» **Given material**
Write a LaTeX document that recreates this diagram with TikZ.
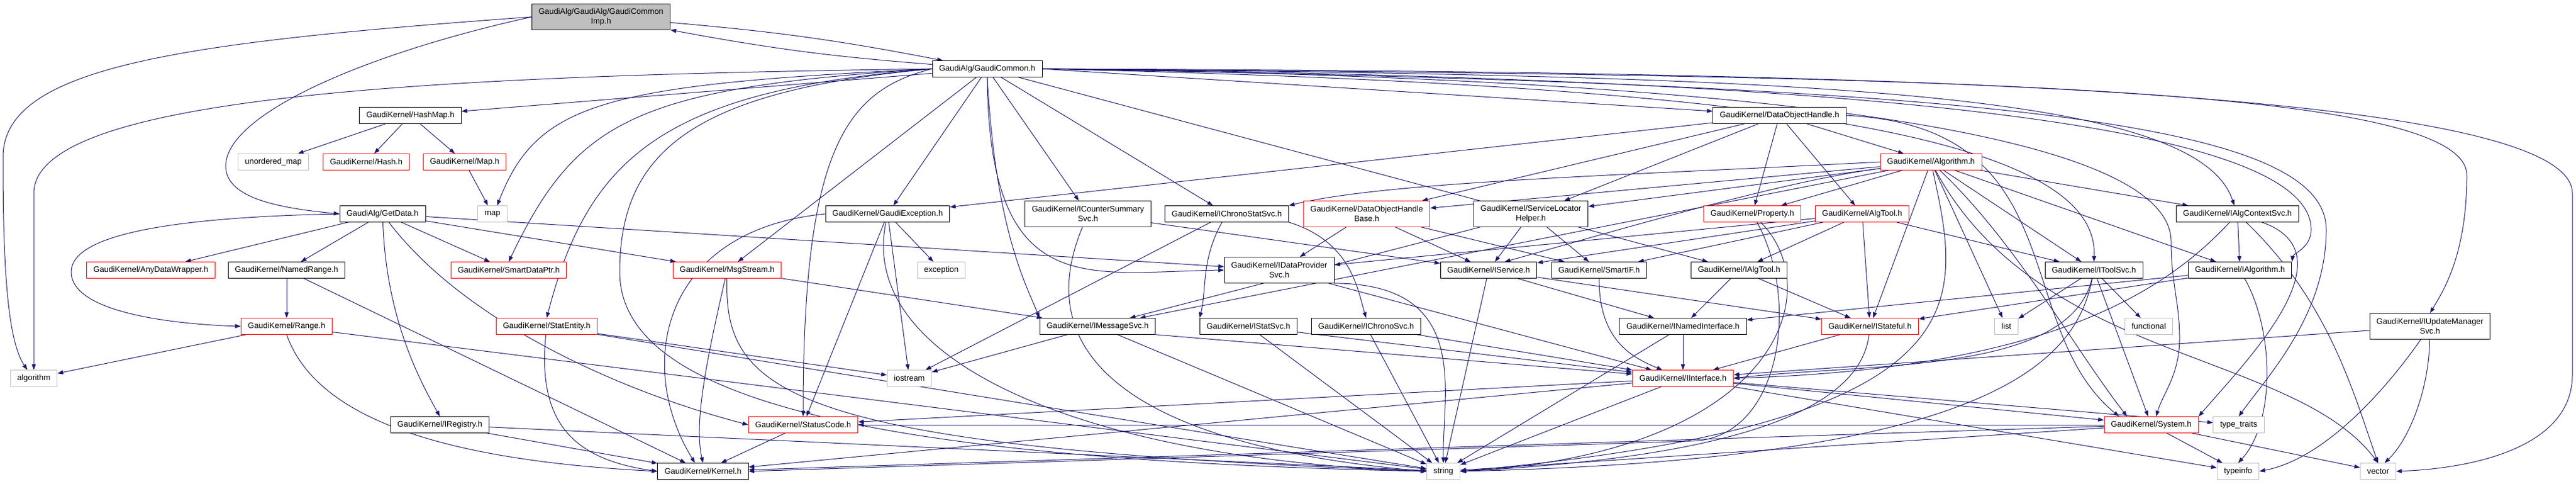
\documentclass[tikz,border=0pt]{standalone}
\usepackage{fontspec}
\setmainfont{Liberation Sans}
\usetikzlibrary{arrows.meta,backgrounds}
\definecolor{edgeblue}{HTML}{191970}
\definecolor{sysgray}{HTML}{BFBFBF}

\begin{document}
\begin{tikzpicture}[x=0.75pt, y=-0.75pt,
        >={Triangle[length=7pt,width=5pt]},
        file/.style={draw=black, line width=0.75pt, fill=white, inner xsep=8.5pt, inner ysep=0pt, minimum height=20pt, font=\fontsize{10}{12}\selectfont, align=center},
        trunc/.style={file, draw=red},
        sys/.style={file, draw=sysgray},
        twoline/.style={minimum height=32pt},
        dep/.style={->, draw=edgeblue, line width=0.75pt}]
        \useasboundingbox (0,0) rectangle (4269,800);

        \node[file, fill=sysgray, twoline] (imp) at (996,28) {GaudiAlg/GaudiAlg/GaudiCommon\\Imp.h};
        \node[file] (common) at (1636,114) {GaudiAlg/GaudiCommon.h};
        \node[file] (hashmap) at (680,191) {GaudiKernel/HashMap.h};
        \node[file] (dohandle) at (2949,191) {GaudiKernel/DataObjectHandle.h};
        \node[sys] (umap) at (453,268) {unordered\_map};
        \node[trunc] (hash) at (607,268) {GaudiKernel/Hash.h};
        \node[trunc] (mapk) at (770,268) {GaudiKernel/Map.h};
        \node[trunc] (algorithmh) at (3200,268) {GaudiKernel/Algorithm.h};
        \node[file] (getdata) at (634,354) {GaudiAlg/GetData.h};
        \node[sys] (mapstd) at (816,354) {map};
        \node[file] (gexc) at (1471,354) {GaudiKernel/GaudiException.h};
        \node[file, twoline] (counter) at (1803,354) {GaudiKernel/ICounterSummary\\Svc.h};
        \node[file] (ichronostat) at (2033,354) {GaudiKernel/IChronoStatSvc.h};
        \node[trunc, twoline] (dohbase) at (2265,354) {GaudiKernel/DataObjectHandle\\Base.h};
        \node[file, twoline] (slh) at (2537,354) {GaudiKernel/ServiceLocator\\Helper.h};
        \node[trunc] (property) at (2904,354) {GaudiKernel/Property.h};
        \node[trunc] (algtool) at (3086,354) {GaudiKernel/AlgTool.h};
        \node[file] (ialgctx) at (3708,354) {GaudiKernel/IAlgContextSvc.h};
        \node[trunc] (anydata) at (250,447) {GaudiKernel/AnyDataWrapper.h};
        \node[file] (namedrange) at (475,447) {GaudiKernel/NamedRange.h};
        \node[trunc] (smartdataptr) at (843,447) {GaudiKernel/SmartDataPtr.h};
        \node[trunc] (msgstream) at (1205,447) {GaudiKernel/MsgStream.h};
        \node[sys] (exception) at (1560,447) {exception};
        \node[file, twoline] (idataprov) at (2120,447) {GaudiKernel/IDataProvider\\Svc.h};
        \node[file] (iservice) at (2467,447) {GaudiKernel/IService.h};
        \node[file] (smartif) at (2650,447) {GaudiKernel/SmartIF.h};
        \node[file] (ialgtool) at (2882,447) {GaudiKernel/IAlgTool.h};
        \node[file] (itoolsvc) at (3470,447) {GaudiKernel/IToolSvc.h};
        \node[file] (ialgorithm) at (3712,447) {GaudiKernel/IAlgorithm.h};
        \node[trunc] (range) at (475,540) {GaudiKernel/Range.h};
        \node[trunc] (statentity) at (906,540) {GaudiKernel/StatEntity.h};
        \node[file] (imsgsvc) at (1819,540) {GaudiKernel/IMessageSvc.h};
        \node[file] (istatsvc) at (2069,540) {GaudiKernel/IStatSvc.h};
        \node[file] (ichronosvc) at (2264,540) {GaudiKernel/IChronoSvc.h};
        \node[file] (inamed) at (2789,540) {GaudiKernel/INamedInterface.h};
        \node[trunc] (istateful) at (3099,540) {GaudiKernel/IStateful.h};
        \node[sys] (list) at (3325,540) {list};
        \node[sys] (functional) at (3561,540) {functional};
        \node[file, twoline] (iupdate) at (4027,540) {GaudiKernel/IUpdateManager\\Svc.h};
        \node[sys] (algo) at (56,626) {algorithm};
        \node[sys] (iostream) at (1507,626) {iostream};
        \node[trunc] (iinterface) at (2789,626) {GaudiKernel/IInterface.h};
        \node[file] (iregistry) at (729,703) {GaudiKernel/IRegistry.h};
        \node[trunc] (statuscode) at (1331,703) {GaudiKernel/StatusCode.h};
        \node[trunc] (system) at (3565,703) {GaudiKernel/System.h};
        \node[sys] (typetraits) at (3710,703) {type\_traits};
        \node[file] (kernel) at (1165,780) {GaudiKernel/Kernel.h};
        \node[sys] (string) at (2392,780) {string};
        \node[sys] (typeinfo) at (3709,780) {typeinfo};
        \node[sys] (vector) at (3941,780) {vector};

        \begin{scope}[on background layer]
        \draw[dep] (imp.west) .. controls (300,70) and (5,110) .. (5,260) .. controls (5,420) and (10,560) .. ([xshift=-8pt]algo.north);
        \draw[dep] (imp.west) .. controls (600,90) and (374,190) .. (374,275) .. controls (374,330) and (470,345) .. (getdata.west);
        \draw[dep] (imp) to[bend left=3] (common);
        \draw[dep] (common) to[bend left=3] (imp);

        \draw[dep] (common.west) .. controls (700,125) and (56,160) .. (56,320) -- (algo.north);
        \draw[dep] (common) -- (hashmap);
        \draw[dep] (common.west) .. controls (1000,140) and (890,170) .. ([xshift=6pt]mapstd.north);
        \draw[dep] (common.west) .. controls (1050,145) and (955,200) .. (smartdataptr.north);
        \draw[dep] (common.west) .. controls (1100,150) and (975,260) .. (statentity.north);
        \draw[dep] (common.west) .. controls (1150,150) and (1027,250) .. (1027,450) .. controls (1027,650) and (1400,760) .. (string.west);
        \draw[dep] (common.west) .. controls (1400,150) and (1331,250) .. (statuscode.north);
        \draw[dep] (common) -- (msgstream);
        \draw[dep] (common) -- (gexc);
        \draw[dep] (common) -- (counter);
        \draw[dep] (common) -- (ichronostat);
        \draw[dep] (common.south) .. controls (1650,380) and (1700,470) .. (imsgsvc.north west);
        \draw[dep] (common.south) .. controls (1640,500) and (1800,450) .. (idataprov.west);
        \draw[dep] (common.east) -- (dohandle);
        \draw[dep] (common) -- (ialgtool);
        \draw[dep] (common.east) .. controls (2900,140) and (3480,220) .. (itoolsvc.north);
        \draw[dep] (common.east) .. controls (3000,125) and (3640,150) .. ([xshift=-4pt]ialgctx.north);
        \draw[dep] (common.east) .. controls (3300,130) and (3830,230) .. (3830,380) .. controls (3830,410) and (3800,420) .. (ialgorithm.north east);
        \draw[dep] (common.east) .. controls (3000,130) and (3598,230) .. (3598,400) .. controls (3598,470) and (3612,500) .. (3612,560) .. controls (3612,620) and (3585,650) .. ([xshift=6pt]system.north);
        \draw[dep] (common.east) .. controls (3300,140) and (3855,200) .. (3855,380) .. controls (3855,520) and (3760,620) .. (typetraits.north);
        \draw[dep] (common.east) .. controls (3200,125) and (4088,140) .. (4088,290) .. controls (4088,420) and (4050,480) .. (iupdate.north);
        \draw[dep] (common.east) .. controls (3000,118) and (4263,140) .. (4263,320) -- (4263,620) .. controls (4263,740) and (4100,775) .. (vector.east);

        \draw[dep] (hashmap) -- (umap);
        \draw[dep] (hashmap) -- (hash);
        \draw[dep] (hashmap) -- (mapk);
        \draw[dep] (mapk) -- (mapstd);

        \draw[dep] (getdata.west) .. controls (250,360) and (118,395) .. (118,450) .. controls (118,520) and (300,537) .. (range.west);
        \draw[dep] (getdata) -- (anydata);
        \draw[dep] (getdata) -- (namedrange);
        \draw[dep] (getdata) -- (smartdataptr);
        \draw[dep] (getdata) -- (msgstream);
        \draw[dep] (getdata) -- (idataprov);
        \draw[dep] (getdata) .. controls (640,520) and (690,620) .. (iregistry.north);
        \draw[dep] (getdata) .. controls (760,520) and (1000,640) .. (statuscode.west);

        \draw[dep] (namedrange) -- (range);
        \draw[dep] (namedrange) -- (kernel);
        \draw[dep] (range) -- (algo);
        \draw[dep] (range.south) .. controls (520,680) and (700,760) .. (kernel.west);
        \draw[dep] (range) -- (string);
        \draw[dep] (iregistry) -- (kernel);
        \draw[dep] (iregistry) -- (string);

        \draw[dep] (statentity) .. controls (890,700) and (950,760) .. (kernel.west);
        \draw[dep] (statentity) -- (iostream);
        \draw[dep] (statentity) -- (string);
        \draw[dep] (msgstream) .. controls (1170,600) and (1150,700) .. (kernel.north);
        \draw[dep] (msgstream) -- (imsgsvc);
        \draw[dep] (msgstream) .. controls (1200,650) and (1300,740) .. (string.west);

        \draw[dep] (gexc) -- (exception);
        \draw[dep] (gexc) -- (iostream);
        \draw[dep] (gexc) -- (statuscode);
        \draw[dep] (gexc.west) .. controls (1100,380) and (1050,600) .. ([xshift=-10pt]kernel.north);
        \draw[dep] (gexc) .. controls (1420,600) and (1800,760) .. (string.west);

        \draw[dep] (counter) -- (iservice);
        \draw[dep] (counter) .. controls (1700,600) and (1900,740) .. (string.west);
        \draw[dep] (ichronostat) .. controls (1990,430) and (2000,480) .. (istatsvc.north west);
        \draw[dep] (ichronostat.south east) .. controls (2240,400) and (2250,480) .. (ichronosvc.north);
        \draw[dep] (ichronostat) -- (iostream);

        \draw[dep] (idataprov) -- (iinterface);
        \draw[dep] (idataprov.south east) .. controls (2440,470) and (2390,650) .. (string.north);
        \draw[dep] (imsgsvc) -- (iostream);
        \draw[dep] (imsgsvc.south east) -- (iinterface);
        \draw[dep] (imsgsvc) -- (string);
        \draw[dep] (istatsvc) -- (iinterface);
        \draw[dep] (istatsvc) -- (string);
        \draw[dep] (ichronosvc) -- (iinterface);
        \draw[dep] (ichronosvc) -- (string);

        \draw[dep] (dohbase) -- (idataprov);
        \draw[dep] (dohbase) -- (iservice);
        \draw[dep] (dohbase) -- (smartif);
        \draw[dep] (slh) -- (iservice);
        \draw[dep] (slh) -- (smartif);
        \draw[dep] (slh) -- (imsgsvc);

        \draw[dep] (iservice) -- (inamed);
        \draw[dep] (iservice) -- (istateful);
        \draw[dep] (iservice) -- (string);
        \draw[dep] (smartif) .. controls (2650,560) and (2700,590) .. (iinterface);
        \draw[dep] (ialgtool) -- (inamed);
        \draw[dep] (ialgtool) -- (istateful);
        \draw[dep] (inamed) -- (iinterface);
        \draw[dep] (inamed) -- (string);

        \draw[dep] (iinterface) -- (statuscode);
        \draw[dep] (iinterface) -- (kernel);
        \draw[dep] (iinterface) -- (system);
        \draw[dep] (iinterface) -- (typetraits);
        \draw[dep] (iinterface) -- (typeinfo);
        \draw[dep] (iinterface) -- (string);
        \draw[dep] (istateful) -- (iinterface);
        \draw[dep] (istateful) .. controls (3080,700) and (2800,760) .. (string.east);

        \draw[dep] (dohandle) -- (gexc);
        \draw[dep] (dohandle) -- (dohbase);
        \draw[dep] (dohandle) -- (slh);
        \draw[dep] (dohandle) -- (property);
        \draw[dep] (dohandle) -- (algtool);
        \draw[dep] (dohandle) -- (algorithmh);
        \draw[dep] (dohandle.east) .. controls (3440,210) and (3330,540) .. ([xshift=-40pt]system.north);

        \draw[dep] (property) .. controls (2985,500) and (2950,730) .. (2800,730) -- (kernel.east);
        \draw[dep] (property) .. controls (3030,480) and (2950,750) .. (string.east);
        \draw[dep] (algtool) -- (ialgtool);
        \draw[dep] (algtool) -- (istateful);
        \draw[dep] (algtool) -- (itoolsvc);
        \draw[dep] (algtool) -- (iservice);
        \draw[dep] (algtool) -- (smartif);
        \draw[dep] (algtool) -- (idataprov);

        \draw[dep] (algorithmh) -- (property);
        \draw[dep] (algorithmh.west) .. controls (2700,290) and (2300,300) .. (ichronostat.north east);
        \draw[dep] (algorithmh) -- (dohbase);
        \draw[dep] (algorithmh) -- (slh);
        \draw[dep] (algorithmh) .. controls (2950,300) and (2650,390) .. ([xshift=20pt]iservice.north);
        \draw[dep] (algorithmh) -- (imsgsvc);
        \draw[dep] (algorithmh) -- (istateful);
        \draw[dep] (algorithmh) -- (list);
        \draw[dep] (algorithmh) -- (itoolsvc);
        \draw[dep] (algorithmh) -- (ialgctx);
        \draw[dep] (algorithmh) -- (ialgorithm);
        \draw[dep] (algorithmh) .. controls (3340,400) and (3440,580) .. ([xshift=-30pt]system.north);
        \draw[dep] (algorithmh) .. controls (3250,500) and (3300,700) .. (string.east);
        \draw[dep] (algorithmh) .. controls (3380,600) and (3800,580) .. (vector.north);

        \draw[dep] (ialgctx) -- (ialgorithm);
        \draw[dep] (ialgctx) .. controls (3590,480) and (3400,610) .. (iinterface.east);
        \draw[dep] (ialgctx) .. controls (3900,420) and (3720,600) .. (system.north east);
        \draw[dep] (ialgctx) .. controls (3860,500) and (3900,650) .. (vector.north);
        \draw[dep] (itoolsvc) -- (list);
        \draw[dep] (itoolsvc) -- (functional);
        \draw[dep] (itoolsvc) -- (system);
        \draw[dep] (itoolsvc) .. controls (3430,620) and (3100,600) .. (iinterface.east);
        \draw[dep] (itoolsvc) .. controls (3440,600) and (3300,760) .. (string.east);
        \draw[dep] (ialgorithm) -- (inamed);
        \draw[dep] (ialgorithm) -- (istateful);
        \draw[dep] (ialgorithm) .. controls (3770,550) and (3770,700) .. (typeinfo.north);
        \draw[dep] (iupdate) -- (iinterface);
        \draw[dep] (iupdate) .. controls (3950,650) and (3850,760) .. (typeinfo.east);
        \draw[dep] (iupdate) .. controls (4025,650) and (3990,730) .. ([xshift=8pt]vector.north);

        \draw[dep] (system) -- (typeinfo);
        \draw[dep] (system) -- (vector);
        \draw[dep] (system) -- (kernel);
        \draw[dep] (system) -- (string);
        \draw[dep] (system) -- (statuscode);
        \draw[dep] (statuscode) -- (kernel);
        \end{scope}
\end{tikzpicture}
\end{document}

» **Description of the task**
Write out nothing but the lines from the start of the data through the line with "(0,0) rectangle (4269,800);". Leave out the pictures.

» **Answer for this exercise**
Write a LaTeX document that recreates this diagram with TikZ.
\documentclass[tikz,border=0pt]{standalone}
\usepackage{fontspec}
\setmainfont{Liberation Sans}
\usetikzlibrary{arrows.meta,backgrounds}
\definecolor{edgeblue}{HTML}{191970}
\definecolor{sysgray}{HTML}{BFBFBF}

\begin{document}
\begin{tikzpicture}[x=0.75pt, y=-0.75pt,
        >={Triangle[length=7pt,width=5pt]},
        file/.style={draw=black, line width=0.75pt, fill=white, inner xsep=8.5pt, inner ysep=0pt, minimum height=20pt, font=\fontsize{10}{12}\selectfont, align=center},
        trunc/.style={file, draw=red},
        sys/.style={file, draw=sysgray},
        twoline/.style={minimum height=32pt},
        dep/.style={->, draw=edgeblue, line width=0.75pt}]
        \useasboundingbox (0,0) rectangle (4269,800);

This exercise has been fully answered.